### [What to produce]
Report how many lines below contain the word "matplotlib". Give only the number.

### [Data extract]

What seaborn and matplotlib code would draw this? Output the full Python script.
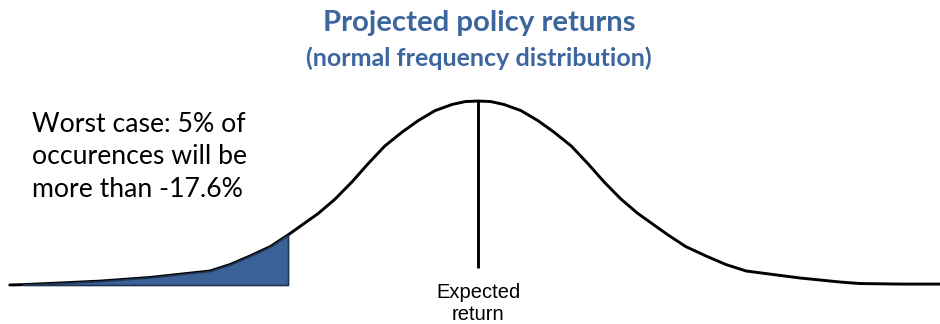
import pandas as pd
import seaborn as sns
import matplotlib.pyplot as plt

# Values (return in %, relative frequency with peak = 100)
returns = [-50.7, -49.1, -44.7, -40.0, -34.0, -26.9, -24.5, -22.1, -19.7, -17.6,
           -15.6, -14.0, -12.0, -10.0, -8.1, -6.1, -4.0, -2.1, -0.1, 1.9, 3.5,
           5.0,
           6.5, 8.1, 10.1, 12.1, 14.0, 16.1, 18.1, 20.0, 22.0, 24.0, 25.6, 27.6,
           29.7, 32.1, 34.5, 36.9, 43.3, 48.1, 50.4, 55.2, 60.0]
frequency = [0.0, 0.2, 1.1, 2.1, 4.1, 7.6, 11.1, 15.8, 20.9, 27.2,
             33.7, 38.9, 46.7, 56.0, 65.8, 75.5, 83.2, 89.4, 94.8, 98.1, 99.7,
             100.0,
             99.7, 98.1, 94.8, 89.4, 83.2, 75.5, 65.8, 56.0, 46.7, 38.9, 33.7, 27.2,
             20.9, 15.8, 11.1, 7.6, 3.8, 1.6, 0.8, 0.5, 0.5]
expected_return = 5.0
worst_case = -17.6

title = "Projected policy returns"
subtitle = "(normal frequency distribution)"
note_lines = ["Worst case: 5% of", "occurences will be", "more than -17.6%"]
marker_lines = ["Expected", "return"]

df = pd.DataFrame({"ret": returns, "freq": frequency})
tail = df[(df["ret"] <= worst_case) & (df["ret"] > returns[0])]

sns.set_style("white")
fig = plt.figure(figsize=(9.4, 3.24), dpi=100)
ax = fig.add_axes([0, 0, 1, 1])

sns.lineplot(data=df, x="ret", y="freq", ax=ax, color="black", linewidth=2.1,
             sort=False, estimator=None)
ax.fill_between(tail["ret"], 0, tail["freq"], facecolor="#3B6196",
                edgecolor="#1E3553", linewidth=1.2, zorder=3)
ax.vlines(expected_return, 9.2, max(frequency), color="black", linewidth=2.1)

ax.set_xlim(-51.86, 59.95)
ax.set_ylim(-21.2, 154.9)
ax.axis("off")


def fy(py):
    # pixel row from the top -> figure fraction
    return 1 - py / 324


calibri_like = ["Lato", "DejaVu Sans"]
blue = "#3C669E"
fig.text(479 / 940, fy(31.5), title, ha="center", va="baseline",
         fontsize=21.2, fontweight="bold", color=blue, family=calibri_like)
fig.text(479 / 940, fy(66.5), subtitle, ha="center", va="baseline",
         fontsize=18, fontweight="bold", color=blue, family=calibri_like)

for i, line in enumerate(note_lines):
    fig.text(32 / 940, fy(131.7 + 32.5 * i), line, ha="left", va="baseline",
             fontsize=19.2, color="black", family=calibri_like)

for i, line in enumerate(marker_lines):
    fig.text(478 / 940, fy(298 + 22 * i), line, ha="center", va="baseline",
             fontsize=14.5, color="black", family=["Liberation Sans", "DejaVu Sans"])

fig.savefig("out.png", dpi=100)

### [Output of the task]
2